▶ EXERCISE OBJECTIVE
Return the lines that follow, exactly as they appear, from the first through the one containing "ax.vlines([300, 400], 30, 2000, color=INK, lw=1.0)"; no pictures are to be included.
───── DATASET EXTRACT ─────
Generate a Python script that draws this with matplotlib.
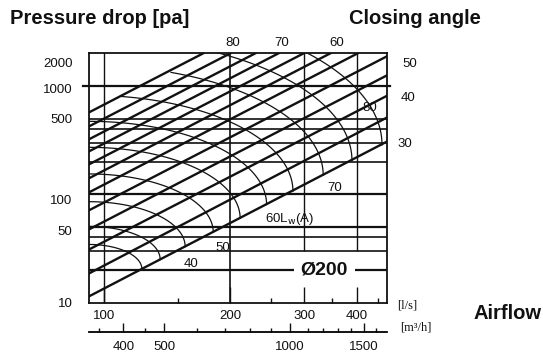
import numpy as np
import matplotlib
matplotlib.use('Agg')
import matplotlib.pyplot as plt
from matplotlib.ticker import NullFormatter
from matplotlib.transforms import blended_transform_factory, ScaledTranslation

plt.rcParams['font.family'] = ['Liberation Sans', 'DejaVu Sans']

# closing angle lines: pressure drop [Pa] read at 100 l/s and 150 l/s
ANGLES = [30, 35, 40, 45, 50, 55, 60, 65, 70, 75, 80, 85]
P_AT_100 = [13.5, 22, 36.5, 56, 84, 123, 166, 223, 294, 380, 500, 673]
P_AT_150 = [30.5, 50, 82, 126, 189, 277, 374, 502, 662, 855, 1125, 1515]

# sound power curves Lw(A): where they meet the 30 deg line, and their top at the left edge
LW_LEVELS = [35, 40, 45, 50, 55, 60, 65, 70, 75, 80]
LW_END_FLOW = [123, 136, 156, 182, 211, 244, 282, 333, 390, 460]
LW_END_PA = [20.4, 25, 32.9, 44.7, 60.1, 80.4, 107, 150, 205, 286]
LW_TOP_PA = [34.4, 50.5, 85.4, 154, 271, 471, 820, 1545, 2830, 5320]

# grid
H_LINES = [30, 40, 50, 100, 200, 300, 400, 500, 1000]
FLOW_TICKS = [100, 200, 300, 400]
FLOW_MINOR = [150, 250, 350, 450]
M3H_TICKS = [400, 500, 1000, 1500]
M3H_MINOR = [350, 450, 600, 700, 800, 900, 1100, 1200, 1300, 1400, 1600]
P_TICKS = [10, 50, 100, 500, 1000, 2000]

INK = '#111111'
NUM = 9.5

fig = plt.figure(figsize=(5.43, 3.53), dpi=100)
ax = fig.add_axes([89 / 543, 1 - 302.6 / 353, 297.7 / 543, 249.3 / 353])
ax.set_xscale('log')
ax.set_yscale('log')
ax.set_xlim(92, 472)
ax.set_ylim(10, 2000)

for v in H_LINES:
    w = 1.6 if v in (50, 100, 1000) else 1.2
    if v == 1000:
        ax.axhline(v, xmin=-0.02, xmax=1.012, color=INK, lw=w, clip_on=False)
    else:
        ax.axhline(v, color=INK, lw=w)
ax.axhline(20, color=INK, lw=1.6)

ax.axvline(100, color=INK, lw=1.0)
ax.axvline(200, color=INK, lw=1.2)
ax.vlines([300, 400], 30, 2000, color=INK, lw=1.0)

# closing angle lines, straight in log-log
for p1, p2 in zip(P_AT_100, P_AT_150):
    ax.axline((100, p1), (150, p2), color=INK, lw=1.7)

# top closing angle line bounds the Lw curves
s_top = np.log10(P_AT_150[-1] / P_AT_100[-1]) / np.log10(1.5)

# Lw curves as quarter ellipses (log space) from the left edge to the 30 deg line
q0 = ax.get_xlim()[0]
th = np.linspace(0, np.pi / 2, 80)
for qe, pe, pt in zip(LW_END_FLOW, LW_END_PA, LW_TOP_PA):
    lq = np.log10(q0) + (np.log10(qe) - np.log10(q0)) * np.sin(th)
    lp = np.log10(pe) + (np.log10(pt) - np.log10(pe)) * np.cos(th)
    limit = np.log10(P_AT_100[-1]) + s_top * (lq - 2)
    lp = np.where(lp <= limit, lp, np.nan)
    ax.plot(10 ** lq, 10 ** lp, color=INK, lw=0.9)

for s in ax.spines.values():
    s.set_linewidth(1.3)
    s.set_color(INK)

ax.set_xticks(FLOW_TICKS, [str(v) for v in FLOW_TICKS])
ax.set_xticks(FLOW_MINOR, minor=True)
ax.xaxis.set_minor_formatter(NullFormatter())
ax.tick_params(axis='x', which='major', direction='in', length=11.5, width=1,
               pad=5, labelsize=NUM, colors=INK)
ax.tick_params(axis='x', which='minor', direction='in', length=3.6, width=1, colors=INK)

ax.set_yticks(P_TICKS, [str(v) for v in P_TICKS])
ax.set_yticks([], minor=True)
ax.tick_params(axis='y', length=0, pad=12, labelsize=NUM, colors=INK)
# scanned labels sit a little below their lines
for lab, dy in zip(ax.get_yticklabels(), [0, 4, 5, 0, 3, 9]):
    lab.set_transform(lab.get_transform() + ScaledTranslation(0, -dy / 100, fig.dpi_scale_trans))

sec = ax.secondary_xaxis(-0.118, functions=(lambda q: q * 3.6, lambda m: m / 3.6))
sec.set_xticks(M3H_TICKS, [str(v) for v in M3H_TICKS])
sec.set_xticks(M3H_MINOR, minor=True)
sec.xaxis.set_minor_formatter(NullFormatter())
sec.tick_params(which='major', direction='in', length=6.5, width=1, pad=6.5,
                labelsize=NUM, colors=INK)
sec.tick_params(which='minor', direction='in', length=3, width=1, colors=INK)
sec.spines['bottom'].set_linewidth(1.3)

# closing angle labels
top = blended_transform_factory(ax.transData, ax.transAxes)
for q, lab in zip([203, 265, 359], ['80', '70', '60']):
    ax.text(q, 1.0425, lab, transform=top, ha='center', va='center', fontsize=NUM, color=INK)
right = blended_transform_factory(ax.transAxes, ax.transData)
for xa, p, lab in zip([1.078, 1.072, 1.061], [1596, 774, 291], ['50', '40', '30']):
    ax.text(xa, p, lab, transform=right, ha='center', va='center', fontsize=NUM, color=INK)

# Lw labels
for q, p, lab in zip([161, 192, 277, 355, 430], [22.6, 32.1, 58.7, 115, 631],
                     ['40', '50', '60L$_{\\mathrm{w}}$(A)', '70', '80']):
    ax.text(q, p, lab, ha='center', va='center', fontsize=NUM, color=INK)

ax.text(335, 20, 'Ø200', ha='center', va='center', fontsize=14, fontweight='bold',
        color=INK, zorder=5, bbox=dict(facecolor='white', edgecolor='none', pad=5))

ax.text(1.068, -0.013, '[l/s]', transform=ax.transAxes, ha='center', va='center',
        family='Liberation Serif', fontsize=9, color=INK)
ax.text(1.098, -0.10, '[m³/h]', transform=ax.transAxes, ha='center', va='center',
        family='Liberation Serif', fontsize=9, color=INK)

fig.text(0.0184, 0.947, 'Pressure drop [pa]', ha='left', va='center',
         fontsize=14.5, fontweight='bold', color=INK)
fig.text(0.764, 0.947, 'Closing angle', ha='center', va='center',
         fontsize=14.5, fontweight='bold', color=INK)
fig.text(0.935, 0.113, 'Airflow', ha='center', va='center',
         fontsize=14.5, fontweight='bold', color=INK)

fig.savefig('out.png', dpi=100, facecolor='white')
─────
▶ OUTPUT OF THE EXERCISE
Generate a Python script that draws this with matplotlib.
import numpy as np
import matplotlib
matplotlib.use('Agg')
import matplotlib.pyplot as plt
from matplotlib.ticker import NullFormatter
from matplotlib.transforms import blended_transform_factory, ScaledTranslation

plt.rcParams['font.family'] = ['Liberation Sans', 'DejaVu Sans']

# closing angle lines: pressure drop [Pa] read at 100 l/s and 150 l/s
ANGLES = [30, 35, 40, 45, 50, 55, 60, 65, 70, 75, 80, 85]
P_AT_100 = [13.5, 22, 36.5, 56, 84, 123, 166, 223, 294, 380, 500, 673]
P_AT_150 = [30.5, 50, 82, 126, 189, 277, 374, 502, 662, 855, 1125, 1515]

# sound power curves Lw(A): where they meet the 30 deg line, and their top at the left edge
LW_LEVELS = [35, 40, 45, 50, 55, 60, 65, 70, 75, 80]
LW_END_FLOW = [123, 136, 156, 182, 211, 244, 282, 333, 390, 460]
LW_END_PA = [20.4, 25, 32.9, 44.7, 60.1, 80.4, 107, 150, 205, 286]
LW_TOP_PA = [34.4, 50.5, 85.4, 154, 271, 471, 820, 1545, 2830, 5320]

# grid
H_LINES = [30, 40, 50, 100, 200, 300, 400, 500, 1000]
FLOW_TICKS = [100, 200, 300, 400]
FLOW_MINOR = [150, 250, 350, 450]
M3H_TICKS = [400, 500, 1000, 1500]
M3H_MINOR = [350, 450, 600, 700, 800, 900, 1100, 1200, 1300, 1400, 1600]
P_TICKS = [10, 50, 100, 500, 1000, 2000]

INK = '#111111'
NUM = 9.5

fig = plt.figure(figsize=(5.43, 3.53), dpi=100)
ax = fig.add_axes([89 / 543, 1 - 302.6 / 353, 297.7 / 543, 249.3 / 353])
ax.set_xscale('log')
ax.set_yscale('log')
ax.set_xlim(92, 472)
ax.set_ylim(10, 2000)

for v in H_LINES:
    w = 1.6 if v in (50, 100, 1000) else 1.2
    if v == 1000:
        ax.axhline(v, xmin=-0.02, xmax=1.012, color=INK, lw=w, clip_on=False)
    else:
        ax.axhline(v, color=INK, lw=w)
ax.axhline(20, color=INK, lw=1.6)

ax.axvline(100, color=INK, lw=1.0)
ax.axvline(200, color=INK, lw=1.2)
ax.vlines([300, 400], 30, 2000, color=INK, lw=1.0)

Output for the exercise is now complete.